I don’t know if this is actually true because I don’t know anything about you or your book. But it feels true, and it’s the spirit behind this series of articles. Maybe if I share my steps and stories, you will read them and think, “If she can do it, I certainly can!” My first bit of advice: get to know people who have a big, supportive “Yes!” inside. It helps a lot.
My writing began in earnest about twelve years ago due to Linda Solomon Wood, founder and publisher of the Vancouver Observer. “If you know you have to write a book, start now,” she said. “If you don’t, 10 years from now you will wish you had.” She didn’t say this in a grand Goethe “begin it now” manner. It was more like, “Try to get out of the gig, but if you can’t get out of it, get going.” She was so certain. It got me started.
She loved my manuscript from the start. First, she sent it to her agent at one of the largest agencies in Canada. That agent liked it but didn’t accept it. “Environmental titles don’t sell,” she wrote, “even ones by well-known authors.”
This was both frustrating and the exact reason why I had written the book. Like a gazillion other women, I devoured Eat Pray Love by Elizabeth Gilbert. A friend who was recently in Bali told me we are known collectively as “EPLs”. But I adored Field Notes from a Catastrophe by Elizabeth Kolbert even more. I found it equally engaging and the information seemed much more useful: climate scientists’ observations of the profound changes to the world’s natural systems. Those changes foretell a very different world unless we take immediate measures to prevent it. I can’t imagine a more crucial message and yet I’m the only “FNC” that I know.
Apparently self-discovery fascinates a lot more readers than does climate change. But why don’t journeys of self-discovery take place in the context of how humans are radically changing the planet? Surely, as we head into an extinction event of geological proportions, our impacts on the Earth reflect what it means to be human. Shouldn’t any search for meaning worthy of its name include awareness that we are destroying the conditions necessary for our current civilization and, perhaps, for the survival of our species? What would happen if all those smart, adventurous EPLs took off the climate blinders and sought personal meaning in tending to the tree of life?

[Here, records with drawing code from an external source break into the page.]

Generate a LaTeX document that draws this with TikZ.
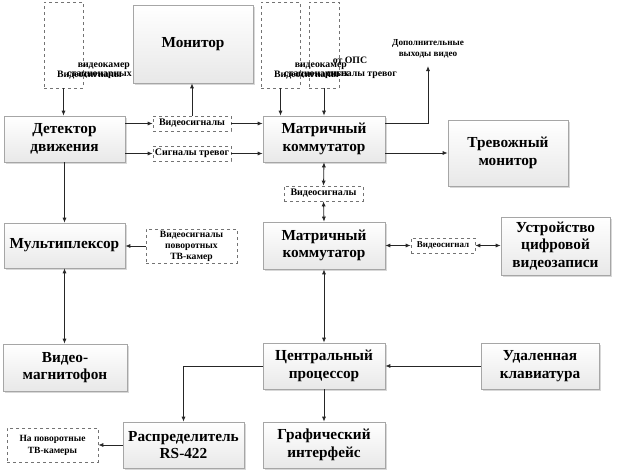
\documentclass[tikz,border=0pt]{standalone}
\usepackage{fontspec}
\setmainfont{Liberation Serif}
\usetikzlibrary{arrows.meta,shadows}
\begin{document}
\begin{tikzpicture}[x=1pt,y=-1pt,
  blk/.style={draw=black!35, line width=0.6pt, top color=white, bottom color=black!9,
    drop shadow={shadow xshift=1.5pt,shadow yshift=-1.5pt,fill=black!30},
    font=\bfseries\fontsize{15.3}{17.5}\selectfont, align=center, inner sep=0pt},
  dbox/.style={draw=black!55, dashed, fill=white, line width=0.6pt, inner sep=0pt,
    font=\bfseries\fontsize{10}{12}\selectfont, align=center},
  lbl/.style={font=\bfseries\fontsize{9.8}{10}\selectfont, inner sep=0pt},
  arr/.style={draw=black!85, line width=0.8pt, -{Latex[length=5pt,width=4pt]}},
  darr/.style={draw=black!85, line width=0.8pt, {Latex[length=5pt,width=4pt]}-{Latex[length=5pt,width=4pt]}}]
\useasboundingbox (0,0) rectangle (623,471);
% main blocks
\node[blk, minimum width=120pt, minimum height=78pt] (mon) at (193,44) {Монитор};
\node[blk, minimum width=121pt, minimum height=46pt] (det) at (64.5,139) {Детектор\\движения};
\node[blk, minimum width=122pt, minimum height=46pt] (mat1) at (324,139) {Матричный\\коммутатор};
\node[blk, minimum width=120pt, minimum height=66pt] (trev) at (508,153) {Тревожный\\монитор};
\node[blk, minimum width=122pt, minimum height=47pt] (mat2) at (324,245.5) {Матричный\\коммутатор};
\node[blk, minimum width=109pt, minimum height=58pt] (ustr) at (555.5,246) {Устройство\\цифровой\\видеозаписи};
\node[blk, minimum width=121pt, minimum height=45pt] (mux) at (64.5,245.5) {Мультиплексор};
\node[blk, minimum width=124pt, minimum height=47pt] (vmag) at (65,367.5) {Видео-\\магнитофон};
\node[blk, minimum width=122pt, minimum height=46pt] (cpu) at (324,366) {Центральный\\процессор};
\node[blk, minimum width=118pt, minimum height=46pt] (klav) at (540,366) {Удаленная\\клавиатура};
\node[blk, minimum width=121pt, minimum height=46pt] (rasp) at (183.5,445) {Распределитель\\RS-422};
\node[blk, minimum width=122pt, minimum height=46pt] (graf) at (324,445) {Графический\\интерфейс};
% dashed boxes
\node[dbox, minimum width=39pt, minimum height=86pt] (d1) at (63.5,45) {};
\node[dbox, minimum width=39pt, minimum height=86pt] (d2) at (280.5,45) {};
\node[dbox, minimum width=30pt, minimum height=86pt] (d3) at (324,45) {};
\node[dbox, minimum width=78pt, minimum height=15pt] (vs1) at (192,123.5) {Видеосигналы};
\node[dbox, minimum width=78pt, minimum height=15pt] (st) at (192,153.5) {Сигналы тревог};
\node[dbox, minimum width=79pt, minimum height=15pt] (vs2) at (323.5,193.5) {Видеосигналы};
\node[dbox, minimum width=64pt, minimum height=15pt, font=\bfseries\fontsize{9}{10}\selectfont] (vs3) at (443,245.5) {Видеосигнал};
\node[dbox, minimum width=91pt, minimum height=34pt, font=\bfseries\fontsize{9.6}{11}\selectfont] (povor) at (191.5,246) {Видеосигналы\\поворотных\\ТВ-камер};
\node[dbox, minimum width=91pt, minimum height=34pt, font=\bfseries\fontsize{9.5}{12}\selectfont] (napov) at (52.5,445) {На поворотные\\ТВ-камеры};
% overflowing texts of the top dashed boxes
\node[lbl, anchor=east] (t1a) at (130,66) {видеокамер};
\node[lbl, anchor=west] (t1b) at (57,75) {Видеосигналы};
\node[lbl, anchor=east] (t1c) at (132,75) {стационарных};
\node[lbl, anchor=east] (t2a) at (347,66) {видеокамер};
\node[lbl, anchor=west] (t2b) at (274,75) {Видеосигналы};
\node[lbl, anchor=east] (t2c) at (349,75) {стационарных};
\node[lbl] (t3a) at (350,60) {от ОПС};
\node[lbl, anchor=east] (t3b) at (397,75) {сигналы тревог};
\node[lbl, align=center, font=\bfseries\fontsize{9.2}{11}\selectfont] (dop) at (428,49) {Дополнительные\\выходы видео};
\coordinate (dopin) at (428,66);
% connectors
\draw[arr] (d1.south) -- (d1.south |- det.north);
\draw[arr] (d2.south) -- (d2.south |- mat1.north);
\draw[arr] (d3.south) -- (d3.south |- mat1.north);
\draw[arr] (vs1.west -| det.east) -- (vs1.west);
\draw[arr] (vs1.east) -- (vs1.east -| mat1.west);
\draw[arr] (st.west -| det.east) -- (st.west);
\draw[arr] (st.east) -- (st.east -| mat1.west);
\draw[arr] (vs1.north) -- (vs1.north |- mon.south);
\draw[arr] (vs1.east -| mat1.east) -| (dopin);
\draw[arr] (trev.west -| mat1.east) -- (trev.west);
\draw[darr] (mat1.south) -- (vs2.north);
\draw[darr] (vs2.south) -- (mat2.north);
\draw[darr] (mat2.east) -- (vs3.west);
\draw[darr] (vs3.east) -- (ustr.west |- vs3.east);
\draw[arr] (det.south) -- (mux.north);
\draw[arr] (povor.west) -- (povor.west -| mux.east);
\draw[darr] (mux.south) -- (mux.south |- vmag.north);
\draw[darr] (mat2.south) -- (cpu.north);
\draw[arr] (klav.west) -- (cpu.east);
\draw[arr] (cpu.west) -| (rasp.north);
\draw[arr] (cpu.south) -- (graf.north);
\draw[arr] (rasp.west) -- (napov.east);
\end{tikzpicture}
\end{document}
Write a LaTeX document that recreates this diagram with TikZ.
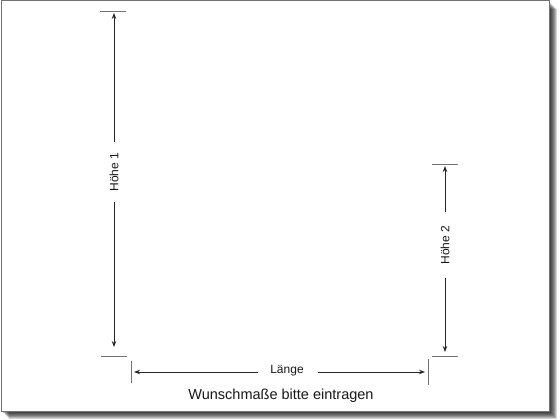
\documentclass[tikz,border=0pt]{standalone}
\usepackage{fontspec}
\setmainfont{Liberation Sans}
\usetikzlibrary{arrows.meta}
\begin{document}
\begin{tikzpicture}[x=1pt,y=-1pt,
  tick/.style={draw=black!55,line width=0.9pt},
  dimline/.style={draw=black!85,line width=1pt},
  dimarrow/.style={dimline,-{Stealth[length=6pt,width=4.5pt]}},
  lbl/.style={font=\fontsize{12}{14}\selectfont,text=black!90,inner sep=0pt},
  title/.style={font=\fontsize{14.5}{17}\selectfont,text=black!90,inner sep=0pt}]
\useasboundingbox (0,0) rectangle (560,420);
% shadow
\foreach \k in {1,...,8}{
  \fill[black,opacity=0.17] (1+\k,1+\k) rectangle (549+\k,411+\k);
}
\filldraw[fill=white,draw=black!55,line width=1pt] (1,1) rectangle (549,411);
% Hoehe 1
\draw[tick] (100,11) -- (126,11);
\draw[tick] (101,356) -- (127,356);
\coordinate (h1t) at (114,13);
\coordinate (h1b) at (114,347);
\node[lbl,rotate=90] (h1) at (114,172) {Höhe 1};
\draw[dimarrow] ([yshift=10pt]h1.east) -- (h1t);
\draw[dimarrow] ([yshift=-10pt]h1.west) -- (h1b);
% Hoehe 2
\draw[tick] (432,164) -- (458,164);
\draw[tick] (432,356) -- (458,356);
\coordinate (h2t) at (445,166);
\coordinate (h2b) at (445,352);
\node[lbl,rotate=90] (h2) at (445,245) {Höhe 2};
\draw[dimarrow] ([yshift=13pt]h2.east) -- (h2t);
\draw[dimarrow] ([yshift=-13pt]h2.west) -- (h2b);
% Laenge
\draw[tick] (131,361) -- (131,383);
\draw[tick] (428,359) -- (428,385);
\coordinate (lt) at (134,372);
\coordinate (lr) at (425,372);
\node[lbl] (l) at (287,371) {Länge};
\draw[dimarrow] ([xshift=-12pt]l.west |- lt) -- (lt);
\draw[dimarrow] ([xshift=14pt]l.east |- lr) -- (lr);
% title
\node[title] (t) at (281,396) {Wunschmaße bitte eintragen};
\end{tikzpicture}
\end{document}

The idea that the entertaining and philosophical adventures I love to read about could take place in the context of climate change inspired me to start the book. First I decided to write about other people, people who find meaning in life by creating the solutions to climate change. Field Notes from a Solution, you might call it.
My writing group, while not EPLs themselves, share the demographic of adventurous, intelligent women who aren’t focused on climate change. They weren’t impressed by my stories of earnest businessmen and brilliant academics.
“Not enough happens,” each one said in turn. “Where’s the narrative tension?”
On the other hand, they loved the story I wrote about a solo backpacking trip I’d taken and the one about my five mile open water swim. That helped me realize that I would have to be personal like Gilbert rather than biographical like Kolbert.
“The story isn’t climate change,” Karen said. “The story is how it shaped you.”